* [WRITTEN EXERCISE]:
Using the records below, locate all lines containing "this" and return them.

* [EXTRACTED ENTRIES]:
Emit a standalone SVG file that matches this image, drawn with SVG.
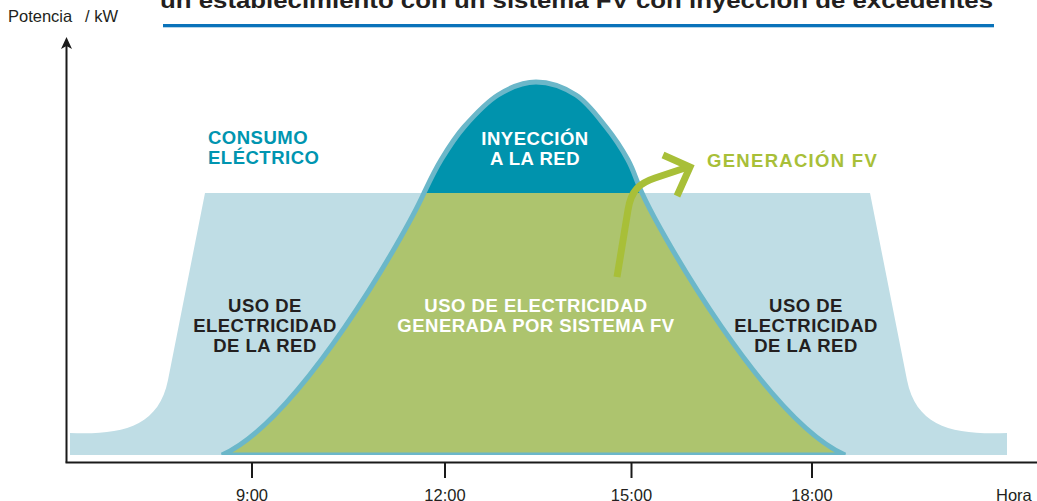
<svg xmlns="http://www.w3.org/2000/svg" width="1037" height="501" viewBox="0 0 1037 501">
<style>
.lbl{font-family:"Liberation Sans",Arial,sans-serif;font-weight:bold;font-size:18.5px;letter-spacing:0.5px;text-anchor:middle}
.dark{fill:#231f20}
.white{fill:#ffffff}
.teal{fill:#0095b0}
.green{fill:#a8bf38}
.ax{font-family:"Liberation Sans",Arial,sans-serif;font-size:16.5px;fill:#231f20}
.axis{stroke:#1a1a1a;stroke-width:2;fill:none}
</style>
<defs>
<clipPath id="below"><rect x="0" y="0" width="1037" height="455"/></clipPath>
<clipPath id="top"><rect x="0" y="0" width="1037" height="193"/></clipPath>
<path id="bell" d="M222,455 C300,420 405,235 424,193 C430.5,179.3 434.3,171 441,160 C447.7,149 454.5,137.8 464,127 C473.5,116.2 486,102.5 498,95 C510,87.5 523,82 536,82 C549,82 564.3,87.5 576,95 C587.7,102.5 597.3,116.2 606,127 C614.7,137.8 622,149 628,160 C634,171 635.8,179.3 642,193 C661,235 767,420 845,455 Z"/>
</defs>
<g id="title">
<text x="160" y="8" textLength="833" lengthAdjust="spacingAndGlyphs" style="font-family:'Liberation Sans',Arial,sans-serif;font-weight:bold;font-size:22px;fill:#231f20">un establecimiento con un sistema FV con inyección de excedentes</text>
<rect x="163" y="24" width="831" height="3.3" fill="#0a73ba"/>
</g>
<g id="consumo">
<path d="M70,433 C120,435 158.5,428 168,380 L205,193 L870,193 L907,380 C916.5,428 955,435 1007,433 L1007,455 L70,455 Z" fill="#bfdde5"/>
</g>
<g id="generacion" clip-path="url(#below)">
<use href="#bell" fill="#adc46e"/>
<use href="#bell" fill="#0093ad" clip-path="url(#top)"/>
<use href="#bell" fill="none" stroke="#6bb7c9" stroke-width="5"/>
</g>
<g id="axes">
<line class="axis" x1="66.5" y1="462.5" x2="66.5" y2="45"/>
<polygon points="66.5,37 61,49 66.5,46 72,49" fill="#1a1a1a"/>
<line class="axis" x1="65.5" y1="462.5" x2="1037" y2="462.5"/>
<line class="axis" x1="252" y1="462" x2="252" y2="478"/>
<line class="axis" x1="445" y1="462" x2="445" y2="478"/>
<line class="axis" x1="631.5" y1="462" x2="631.5" y2="478"/>
<line class="axis" x1="812" y1="462" x2="812" y2="478"/>
<text class="ax" x="8" y="22">Potencia</text>
<text class="ax" x="85" y="22">/ kW</text>
<text class="ax" x="252" y="501" text-anchor="middle">9:00</text>
<text class="ax" x="445" y="501" text-anchor="middle">12:00</text>
<text class="ax" x="631.5" y="501" text-anchor="middle">15:00</text>
<text class="ax" x="812" y="501" text-anchor="middle">18:00</text>
<text class="ax" x="996" y="501">Hora</text>
</g>
<g id="label-consumo">
<text class="lbl teal" x="208" y="144" style="text-anchor:start">CONSUMO</text>
<text class="lbl teal" x="208" y="164" style="text-anchor:start">ELÉCTRICO</text>
</g>
<g id="label-inyeccion">
<text class="lbl white" x="535" y="145">INYECCIÓN</text>
<text class="lbl white" x="535" y="165">A LA RED</text>
</g>
<g id="label-generacion">
<text class="lbl green" x="707" y="167" style="text-anchor:start;letter-spacing:1.3px">GENERACIÓN FV</text>
</g>
<g id="label-red-izq">
<text class="lbl dark" x="265" y="312">USO DE</text>
<text class="lbl dark" x="265" y="332">ELECTRICIDAD</text>
<text class="lbl dark" x="265" y="352">DE LA RED</text>
</g>
<g id="label-fv">
<text class="lbl white" x="536" y="312">USO DE ELECTRICIDAD</text>
<text class="lbl white" x="536" y="332">GENERADA POR SISTEMA FV</text>
</g>
<g id="label-red-der">
<text class="lbl dark" x="806" y="312">USO DE</text>
<text class="lbl dark" x="806" y="332">ELECTRICIDAD</text>
<text class="lbl dark" x="806" y="352">DE LA RED</text>
</g>
<g id="connectors" fill="none" stroke="#a8bf38" stroke-width="7">
<path d="M617,277 L628,210 C631,190 640,183 655,178 L688,167"/>
<path d="M663,155 L690,167 L677,196" stroke-linejoin="miter"/>
</g>
</svg>
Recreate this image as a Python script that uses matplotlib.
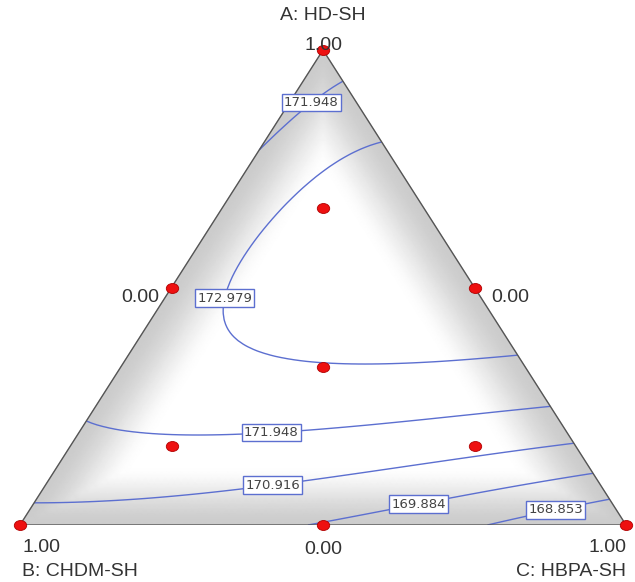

* [THE RESULT]:
Emit a standalone SVG file that matches this image, drawn with SVG.
Recreate this image as a Python script that uses matplotlib.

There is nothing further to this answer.